Eso no me hace una mala persona. Tampoco una buena, ya que estamos en el tema y en la actualidad, todo se analiza desde un baremo moral. Eso, a pesar de lo que pueda parecer y de lo que la cultura en que nací, suponga. Pero es tan sencillo como obvio: no tener hijos, que no te gusten los niños ni que imagines tu futuro vinculado a la idea de la plenitud que se le achaca a la maternidad, no es una decisión retorcida, impulsada por el egoísmo o una afrenta a cualquier ¿sagrada? regla de la naturaleza que se quiera imaginar para la ocasión. Porque el asunto sobre los niños se ha convertido en un debate incómodo, en el que incluso, se trata de incluir ideas tan dispares y poco convincentes como la concepción sobre la consciencia colectiva, la necesidad reproductiva y la percepción sobre la identidad.
Tener hijos es una disputa antigua, una convicción incómoda sobre el derecho a decidir sobre el cuerpo que se impone en la sociedad y lo que es aún peor, conclusiones básicas sobre nuestras relaciones con la forma en que afrontamos el futuro.
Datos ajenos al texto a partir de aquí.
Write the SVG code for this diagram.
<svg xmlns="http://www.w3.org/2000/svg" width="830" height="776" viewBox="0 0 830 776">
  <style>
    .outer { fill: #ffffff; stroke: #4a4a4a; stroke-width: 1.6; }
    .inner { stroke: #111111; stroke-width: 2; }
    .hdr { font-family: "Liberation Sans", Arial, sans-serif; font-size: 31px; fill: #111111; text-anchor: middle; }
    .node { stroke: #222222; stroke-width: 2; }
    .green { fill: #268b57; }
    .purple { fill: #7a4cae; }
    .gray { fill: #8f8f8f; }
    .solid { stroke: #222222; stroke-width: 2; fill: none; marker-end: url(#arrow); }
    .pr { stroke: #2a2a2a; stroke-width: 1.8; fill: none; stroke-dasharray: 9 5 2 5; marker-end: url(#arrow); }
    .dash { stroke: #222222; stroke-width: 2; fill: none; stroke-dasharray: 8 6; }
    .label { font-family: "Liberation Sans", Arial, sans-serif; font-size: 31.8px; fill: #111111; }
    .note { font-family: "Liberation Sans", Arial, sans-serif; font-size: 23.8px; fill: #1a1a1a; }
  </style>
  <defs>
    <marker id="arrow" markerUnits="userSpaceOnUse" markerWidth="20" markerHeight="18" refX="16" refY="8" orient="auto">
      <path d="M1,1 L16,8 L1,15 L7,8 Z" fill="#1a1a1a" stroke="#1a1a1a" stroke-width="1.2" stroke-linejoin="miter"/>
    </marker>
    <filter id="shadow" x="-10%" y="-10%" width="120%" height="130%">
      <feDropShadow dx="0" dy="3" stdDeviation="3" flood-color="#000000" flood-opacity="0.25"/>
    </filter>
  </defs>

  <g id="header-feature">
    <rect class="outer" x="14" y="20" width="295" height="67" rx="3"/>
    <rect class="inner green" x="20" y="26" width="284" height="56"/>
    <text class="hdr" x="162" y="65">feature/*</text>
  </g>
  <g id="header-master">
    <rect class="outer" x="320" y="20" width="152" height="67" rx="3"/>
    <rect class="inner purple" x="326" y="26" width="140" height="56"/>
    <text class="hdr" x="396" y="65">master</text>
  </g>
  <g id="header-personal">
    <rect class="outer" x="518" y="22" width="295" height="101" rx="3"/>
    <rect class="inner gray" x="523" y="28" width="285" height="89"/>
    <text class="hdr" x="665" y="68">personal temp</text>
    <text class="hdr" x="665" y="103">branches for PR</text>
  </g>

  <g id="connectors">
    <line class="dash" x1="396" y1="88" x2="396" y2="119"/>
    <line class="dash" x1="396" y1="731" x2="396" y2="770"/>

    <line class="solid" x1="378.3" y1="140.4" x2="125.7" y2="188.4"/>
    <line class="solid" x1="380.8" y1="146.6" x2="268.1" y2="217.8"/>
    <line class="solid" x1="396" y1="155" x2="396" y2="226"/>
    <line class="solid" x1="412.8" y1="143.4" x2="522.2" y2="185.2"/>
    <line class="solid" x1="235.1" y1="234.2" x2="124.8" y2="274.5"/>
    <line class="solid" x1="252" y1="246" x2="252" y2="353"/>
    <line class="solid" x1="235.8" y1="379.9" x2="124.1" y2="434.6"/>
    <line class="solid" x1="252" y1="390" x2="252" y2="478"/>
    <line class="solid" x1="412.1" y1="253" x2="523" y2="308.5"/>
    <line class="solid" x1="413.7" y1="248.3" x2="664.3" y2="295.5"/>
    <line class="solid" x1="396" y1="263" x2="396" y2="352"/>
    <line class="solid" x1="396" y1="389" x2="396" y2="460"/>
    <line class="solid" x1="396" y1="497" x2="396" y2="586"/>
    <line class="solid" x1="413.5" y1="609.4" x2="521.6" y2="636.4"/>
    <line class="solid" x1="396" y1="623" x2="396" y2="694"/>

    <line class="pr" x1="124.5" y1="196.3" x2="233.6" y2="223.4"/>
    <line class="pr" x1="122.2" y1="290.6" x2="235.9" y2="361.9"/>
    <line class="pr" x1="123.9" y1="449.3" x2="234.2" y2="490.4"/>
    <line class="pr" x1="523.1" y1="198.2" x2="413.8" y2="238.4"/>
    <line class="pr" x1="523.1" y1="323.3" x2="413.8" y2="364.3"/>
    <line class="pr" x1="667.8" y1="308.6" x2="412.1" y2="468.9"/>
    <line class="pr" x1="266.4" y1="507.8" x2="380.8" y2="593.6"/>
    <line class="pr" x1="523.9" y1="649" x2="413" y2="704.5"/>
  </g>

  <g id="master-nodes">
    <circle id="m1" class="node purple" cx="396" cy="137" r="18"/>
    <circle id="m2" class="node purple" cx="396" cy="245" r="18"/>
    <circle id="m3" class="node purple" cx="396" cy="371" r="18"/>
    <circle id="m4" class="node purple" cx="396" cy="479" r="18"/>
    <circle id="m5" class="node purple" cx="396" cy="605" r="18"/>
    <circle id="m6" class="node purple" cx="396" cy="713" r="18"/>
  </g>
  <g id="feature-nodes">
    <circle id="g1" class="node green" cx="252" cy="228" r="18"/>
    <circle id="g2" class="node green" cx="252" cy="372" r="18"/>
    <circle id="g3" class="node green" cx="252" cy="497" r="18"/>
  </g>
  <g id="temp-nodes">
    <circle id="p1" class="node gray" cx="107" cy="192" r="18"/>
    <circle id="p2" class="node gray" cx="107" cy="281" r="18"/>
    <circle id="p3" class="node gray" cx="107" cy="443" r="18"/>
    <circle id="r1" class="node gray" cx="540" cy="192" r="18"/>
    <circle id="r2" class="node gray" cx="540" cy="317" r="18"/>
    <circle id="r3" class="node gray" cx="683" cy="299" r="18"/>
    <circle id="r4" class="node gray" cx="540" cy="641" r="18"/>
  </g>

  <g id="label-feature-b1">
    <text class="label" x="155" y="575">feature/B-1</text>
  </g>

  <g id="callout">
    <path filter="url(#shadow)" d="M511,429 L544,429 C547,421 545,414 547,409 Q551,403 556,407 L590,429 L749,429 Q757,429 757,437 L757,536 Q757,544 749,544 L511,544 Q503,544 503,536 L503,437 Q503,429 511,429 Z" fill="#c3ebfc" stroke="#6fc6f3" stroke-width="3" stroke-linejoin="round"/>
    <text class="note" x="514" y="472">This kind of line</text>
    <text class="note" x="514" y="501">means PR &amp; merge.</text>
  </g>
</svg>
O al menos lo ha sido para mí, que supe que no deseaba tener hijos desde que recuerde.
No me gustan los niños ni quiero tener hijos. Es un binomio complicado de explicar, de mirar, profundizar, ver, analizar. No quiero tener hijos. Y tampoco, creo que todos los adultos debamos asumir como prioridad el hecho de la maternidad. Lo es para quien desee lo sea, pero eso no hace que el resto de quienes no lo queremos, estemos en una encrucijada violenta e incómoda de cuestionamientos radicales acerca de nuestra cualidad moral y espiritual.